**Task statement**
The records that follow need to be output exactly as they are.

**Information supplied**
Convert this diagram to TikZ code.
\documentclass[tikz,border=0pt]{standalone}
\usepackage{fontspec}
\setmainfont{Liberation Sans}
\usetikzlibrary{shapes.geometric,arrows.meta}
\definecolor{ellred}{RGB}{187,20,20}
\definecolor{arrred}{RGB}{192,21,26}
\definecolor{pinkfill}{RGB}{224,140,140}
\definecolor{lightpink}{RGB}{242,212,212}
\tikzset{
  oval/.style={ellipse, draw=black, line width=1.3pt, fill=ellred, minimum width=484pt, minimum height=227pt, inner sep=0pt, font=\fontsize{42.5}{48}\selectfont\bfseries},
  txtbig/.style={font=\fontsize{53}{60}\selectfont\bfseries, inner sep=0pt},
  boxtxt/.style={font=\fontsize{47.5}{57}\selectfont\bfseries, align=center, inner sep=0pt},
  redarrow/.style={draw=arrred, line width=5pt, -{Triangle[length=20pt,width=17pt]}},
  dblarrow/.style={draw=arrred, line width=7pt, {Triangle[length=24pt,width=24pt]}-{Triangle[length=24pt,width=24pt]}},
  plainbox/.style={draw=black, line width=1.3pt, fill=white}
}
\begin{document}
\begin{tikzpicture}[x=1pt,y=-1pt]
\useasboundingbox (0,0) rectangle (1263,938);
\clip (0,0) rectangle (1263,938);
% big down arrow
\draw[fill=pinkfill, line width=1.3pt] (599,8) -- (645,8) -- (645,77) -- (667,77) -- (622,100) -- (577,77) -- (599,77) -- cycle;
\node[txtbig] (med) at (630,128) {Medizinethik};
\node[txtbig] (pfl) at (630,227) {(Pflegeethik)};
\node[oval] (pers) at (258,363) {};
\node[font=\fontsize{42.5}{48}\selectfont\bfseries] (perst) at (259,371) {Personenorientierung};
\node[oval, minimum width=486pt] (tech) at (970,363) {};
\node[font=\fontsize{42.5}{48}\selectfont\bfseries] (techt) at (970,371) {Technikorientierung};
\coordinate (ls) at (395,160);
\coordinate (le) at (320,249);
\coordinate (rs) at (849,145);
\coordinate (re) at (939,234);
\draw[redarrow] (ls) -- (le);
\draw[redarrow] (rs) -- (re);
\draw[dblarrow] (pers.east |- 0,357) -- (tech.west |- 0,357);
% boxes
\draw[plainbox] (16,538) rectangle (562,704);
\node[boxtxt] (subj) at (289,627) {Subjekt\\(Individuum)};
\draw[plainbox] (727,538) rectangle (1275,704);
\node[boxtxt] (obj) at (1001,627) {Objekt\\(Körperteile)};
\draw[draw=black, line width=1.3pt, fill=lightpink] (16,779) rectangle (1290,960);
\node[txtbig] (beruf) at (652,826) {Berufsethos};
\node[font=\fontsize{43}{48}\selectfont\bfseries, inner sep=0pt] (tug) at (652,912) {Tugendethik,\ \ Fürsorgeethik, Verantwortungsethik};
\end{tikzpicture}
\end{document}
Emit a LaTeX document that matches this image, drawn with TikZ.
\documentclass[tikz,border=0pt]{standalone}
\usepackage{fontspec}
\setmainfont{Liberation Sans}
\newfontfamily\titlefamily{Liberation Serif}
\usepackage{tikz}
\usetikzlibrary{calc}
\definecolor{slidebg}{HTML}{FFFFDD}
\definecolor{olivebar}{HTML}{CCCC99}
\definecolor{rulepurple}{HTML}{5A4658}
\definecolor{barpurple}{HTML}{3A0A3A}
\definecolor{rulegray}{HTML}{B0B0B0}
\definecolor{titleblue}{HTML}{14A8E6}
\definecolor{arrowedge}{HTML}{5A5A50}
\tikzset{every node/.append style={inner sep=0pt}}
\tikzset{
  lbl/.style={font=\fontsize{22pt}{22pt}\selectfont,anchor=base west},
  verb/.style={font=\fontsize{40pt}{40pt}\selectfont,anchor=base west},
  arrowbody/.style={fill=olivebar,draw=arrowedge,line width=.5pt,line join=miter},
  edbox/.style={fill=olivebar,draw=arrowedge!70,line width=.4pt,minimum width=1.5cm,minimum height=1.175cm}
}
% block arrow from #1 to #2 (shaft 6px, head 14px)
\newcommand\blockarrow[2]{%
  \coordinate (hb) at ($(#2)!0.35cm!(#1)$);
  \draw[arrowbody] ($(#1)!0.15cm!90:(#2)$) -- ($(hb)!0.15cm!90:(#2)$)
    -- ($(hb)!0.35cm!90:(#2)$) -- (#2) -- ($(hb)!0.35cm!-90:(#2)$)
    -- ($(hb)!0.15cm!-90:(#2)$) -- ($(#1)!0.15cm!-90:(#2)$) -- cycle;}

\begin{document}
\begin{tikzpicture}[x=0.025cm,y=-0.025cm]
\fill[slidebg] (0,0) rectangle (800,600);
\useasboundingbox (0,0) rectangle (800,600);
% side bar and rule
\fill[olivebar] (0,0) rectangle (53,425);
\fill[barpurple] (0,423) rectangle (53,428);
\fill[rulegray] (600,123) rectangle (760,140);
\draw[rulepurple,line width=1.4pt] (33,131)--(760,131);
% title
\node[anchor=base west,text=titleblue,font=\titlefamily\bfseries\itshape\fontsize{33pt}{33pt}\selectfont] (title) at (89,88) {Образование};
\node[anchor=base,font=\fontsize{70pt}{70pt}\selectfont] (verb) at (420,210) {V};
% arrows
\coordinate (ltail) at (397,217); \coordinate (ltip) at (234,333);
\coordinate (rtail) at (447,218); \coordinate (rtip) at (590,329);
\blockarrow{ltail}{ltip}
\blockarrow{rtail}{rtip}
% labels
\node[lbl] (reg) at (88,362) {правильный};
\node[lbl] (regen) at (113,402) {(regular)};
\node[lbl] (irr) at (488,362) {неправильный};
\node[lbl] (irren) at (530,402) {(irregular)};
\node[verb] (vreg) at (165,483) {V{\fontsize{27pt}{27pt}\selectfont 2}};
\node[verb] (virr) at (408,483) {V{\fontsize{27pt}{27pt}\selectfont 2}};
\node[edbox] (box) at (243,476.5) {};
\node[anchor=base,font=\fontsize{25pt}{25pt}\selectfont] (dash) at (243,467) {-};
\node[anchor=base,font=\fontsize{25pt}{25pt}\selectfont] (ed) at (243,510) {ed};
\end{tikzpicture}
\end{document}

**Solution below**
Convert this diagram to TikZ code.
\documentclass[tikz,border=0pt]{standalone}
\usepackage{fontspec}
\setmainfont{Liberation Sans}
\usetikzlibrary{shapes.geometric,arrows.meta}
\definecolor{ellred}{RGB}{187,20,20}
\definecolor{arrred}{RGB}{192,21,26}
\definecolor{pinkfill}{RGB}{224,140,140}
\definecolor{lightpink}{RGB}{242,212,212}
\tikzset{
  oval/.style={ellipse, draw=black, line width=1.3pt, fill=ellred, minimum width=484pt, minimum height=227pt, inner sep=0pt, font=\fontsize{42.5}{48}\selectfont\bfseries},
  txtbig/.style={font=\fontsize{53}{60}\selectfont\bfseries, inner sep=0pt},
  boxtxt/.style={font=\fontsize{47.5}{57}\selectfont\bfseries, align=center, inner sep=0pt},
  redarrow/.style={draw=arrred, line width=5pt, -{Triangle[length=20pt,width=17pt]}},
  dblarrow/.style={draw=arrred, line width=7pt, {Triangle[length=24pt,width=24pt]}-{Triangle[length=24pt,width=24pt]}},
  plainbox/.style={draw=black, line width=1.3pt, fill=white}
}
\begin{document}
\begin{tikzpicture}[x=1pt,y=-1pt]
\useasboundingbox (0,0) rectangle (1263,938);
\clip (0,0) rectangle (1263,938);
% big down arrow
\draw[fill=pinkfill, line width=1.3pt] (599,8) -- (645,8) -- (645,77) -- (667,77) -- (622,100) -- (577,77) -- (599,77) -- cycle;
\node[txtbig] (med) at (630,128) {Medizinethik};
\node[txtbig] (pfl) at (630,227) {(Pflegeethik)};
\node[oval] (pers) at (258,363) {};
\node[font=\fontsize{42.5}{48}\selectfont\bfseries] (perst) at (259,371) {Personenorientierung};
\node[oval, minimum width=486pt] (tech) at (970,363) {};
\node[font=\fontsize{42.5}{48}\selectfont\bfseries] (techt) at (970,371) {Technikorientierung};
\coordinate (ls) at (395,160);
\coordinate (le) at (320,249);
\coordinate (rs) at (849,145);
\coordinate (re) at (939,234);
\draw[redarrow] (ls) -- (le);
\draw[redarrow] (rs) -- (re);
\draw[dblarrow] (pers.east |- 0,357) -- (tech.west |- 0,357);
% boxes
\draw[plainbox] (16,538) rectangle (562,704);
\node[boxtxt] (subj) at (289,627) {Subjekt\\(Individuum)};
\draw[plainbox] (727,538) rectangle (1275,704);
\node[boxtxt] (obj) at (1001,627) {Objekt\\(Körperteile)};
\draw[draw=black, line width=1.3pt, fill=lightpink] (16,779) rectangle (1290,960);
\node[txtbig] (beruf) at (652,826) {Berufsethos};
\node[font=\fontsize{43}{48}\selectfont\bfseries, inner sep=0pt] (tug) at (652,912) {Tugendethik,\ \ Fürsorgeethik, Verantwortungsethik};
\end{tikzpicture}
\end{document}
Emit a LaTeX document that matches this image, drawn with TikZ.
\documentclass[tikz,border=0pt]{standalone}
\usepackage{fontspec}
\setmainfont{Liberation Sans}
\newfontfamily\titlefamily{Liberation Serif}
\usepackage{tikz}
\usetikzlibrary{calc}
\definecolor{slidebg}{HTML}{FFFFDD}
\definecolor{olivebar}{HTML}{CCCC99}
\definecolor{rulepurple}{HTML}{5A4658}
\definecolor{barpurple}{HTML}{3A0A3A}
\definecolor{rulegray}{HTML}{B0B0B0}
\definecolor{titleblue}{HTML}{14A8E6}
\definecolor{arrowedge}{HTML}{5A5A50}
\tikzset{every node/.append style={inner sep=0pt}}
\tikzset{
  lbl/.style={font=\fontsize{22pt}{22pt}\selectfont,anchor=base west},
  verb/.style={font=\fontsize{40pt}{40pt}\selectfont,anchor=base west},
  arrowbody/.style={fill=olivebar,draw=arrowedge,line width=.5pt,line join=miter},
  edbox/.style={fill=olivebar,draw=arrowedge!70,line width=.4pt,minimum width=1.5cm,minimum height=1.175cm}
}
% block arrow from #1 to #2 (shaft 6px, head 14px)
\newcommand\blockarrow[2]{%
  \coordinate (hb) at ($(#2)!0.35cm!(#1)$);
  \draw[arrowbody] ($(#1)!0.15cm!90:(#2)$) -- ($(hb)!0.15cm!90:(#2)$)
    -- ($(hb)!0.35cm!90:(#2)$) -- (#2) -- ($(hb)!0.35cm!-90:(#2)$)
    -- ($(hb)!0.15cm!-90:(#2)$) -- ($(#1)!0.15cm!-90:(#2)$) -- cycle;}

\begin{document}
\begin{tikzpicture}[x=0.025cm,y=-0.025cm]
\fill[slidebg] (0,0) rectangle (800,600);
\useasboundingbox (0,0) rectangle (800,600);
% side bar and rule
\fill[olivebar] (0,0) rectangle (53,425);
\fill[barpurple] (0,423) rectangle (53,428);
\fill[rulegray] (600,123) rectangle (760,140);
\draw[rulepurple,line width=1.4pt] (33,131)--(760,131);
% title
\node[anchor=base west,text=titleblue,font=\titlefamily\bfseries\itshape\fontsize{33pt}{33pt}\selectfont] (title) at (89,88) {Образование};
\node[anchor=base,font=\fontsize{70pt}{70pt}\selectfont] (verb) at (420,210) {V};
% arrows
\coordinate (ltail) at (397,217); \coordinate (ltip) at (234,333);
\coordinate (rtail) at (447,218); \coordinate (rtip) at (590,329);
\blockarrow{ltail}{ltip}
\blockarrow{rtail}{rtip}
% labels
\node[lbl] (reg) at (88,362) {правильный};
\node[lbl] (regen) at (113,402) {(regular)};
\node[lbl] (irr) at (488,362) {неправильный};
\node[lbl] (irren) at (530,402) {(irregular)};
\node[verb] (vreg) at (165,483) {V{\fontsize{27pt}{27pt}\selectfont 2}};
\node[verb] (virr) at (408,483) {V{\fontsize{27pt}{27pt}\selectfont 2}};
\node[edbox] (box) at (243,476.5) {};
\node[anchor=base,font=\fontsize{25pt}{25pt}\selectfont] (dash) at (243,467) {-};
\node[anchor=base,font=\fontsize{25pt}{25pt}\selectfont] (ed) at (243,510) {ed};
\end{tikzpicture}
\end{document}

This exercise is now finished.